Massachusetts Gets First Delivery of Offshore Wind Energy
Offshore wind is officially underway off the coast of Massachusetts.
In the waning moments of Tuesday, January 2, 2024, power was delivered from the Vineyard Wind project to the New England grid for the first time.
Not only was it a major step forward for the 806-megawatt project, which is located 15 miles off the coast of Martha’s Vineyard, but it was also a major win for New Bedford, where much of the staging is happening for the offshore wind industry off the New England coast.
“I congratulate Vineyard Wind on this important, hard-won milestone, demonstrating yet again that offshore wind in America is real, and that the Port of New Bedford well-suited to support the industry,” New Bedford Mayor Jon Mitchell said. “This is a great way to kick off 2024.”
At 11:52 p.m. on Tuesday, one turbine delivered approximately five megawatts of power. According to Copenhagen Infrastructure Partners and Avangrid, Inc., additional testing is expected both on and offshore in the coming weeks.
“The project expects to have five turbines operating at full capacity early in 2024,” according to a release.
Massachusetts Governor Maura Healey called it an “historic moment for the American offshore wind industry.”

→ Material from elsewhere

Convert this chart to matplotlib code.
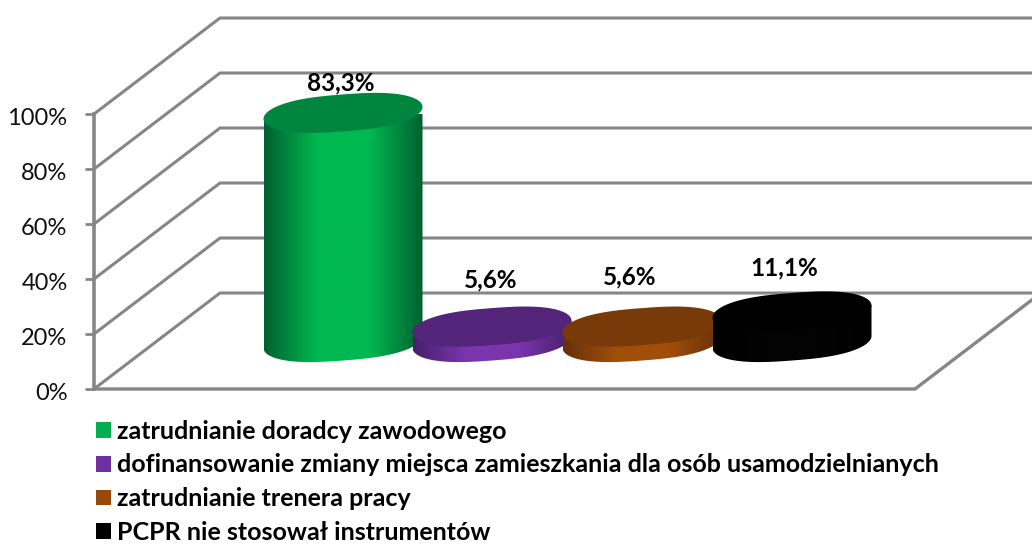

“This is clean, affordable energy made possible by the many advocates, public servants, union workers, and business leaders who worked for decades to accomplish this achievement,” Healey said. “As we look ahead, Massachusetts is on a path toward energy independence thanks to our nation-leading work to stand up the offshore wind industry."
The local delegation also touted it is a success for the wind industry and for the SouthCoast.
“New Bedford has invested a great deal of its time, energy, and manpower into supporting the successful launch of the offshore wind industry in Massachusetts,” said State Representative Tony Cabral (D-New Bedford).
“As a community that understands the power of the ocean better than most, with this first transmission of power from the Vineyard Wind I project, that commitment and long-term vision has been realized,” he said. “We are, once again, ‘the city that lights the world’ and look forward to more turbines coming on-line as this collaboration between public and private partners energizes the next chapter in New Bedford’s maritime development.”
“We’re thrilled that the first power from the Vineyard Wind Project has made its way to the Massachusetts grid,” said Representative Christopher Hendricks (D-New Bedford). “This is a monumental victory for climate mitigation; not just in New Bedford and Massachusetts, but the country too.”
“We now can realize the investment that Massachusetts has made in offshore wind to yield tangible results in the form of real electrons,” said Senator Michael J. Rodrigues (D-Westport), Chair of the Senate Committee on Ways and Means.
It was also recognized as just the first step in what will be a years-long commitment to alternative energy.
“This is a wonderful story, however it is truly just the beginning of a tremendous story to come,” said Representative Christopher Markey (D-Dartmouth).
Once completed, 62 wind turbines will generate 806 megawatts of power, enough for more than 400,000 homes and businesses.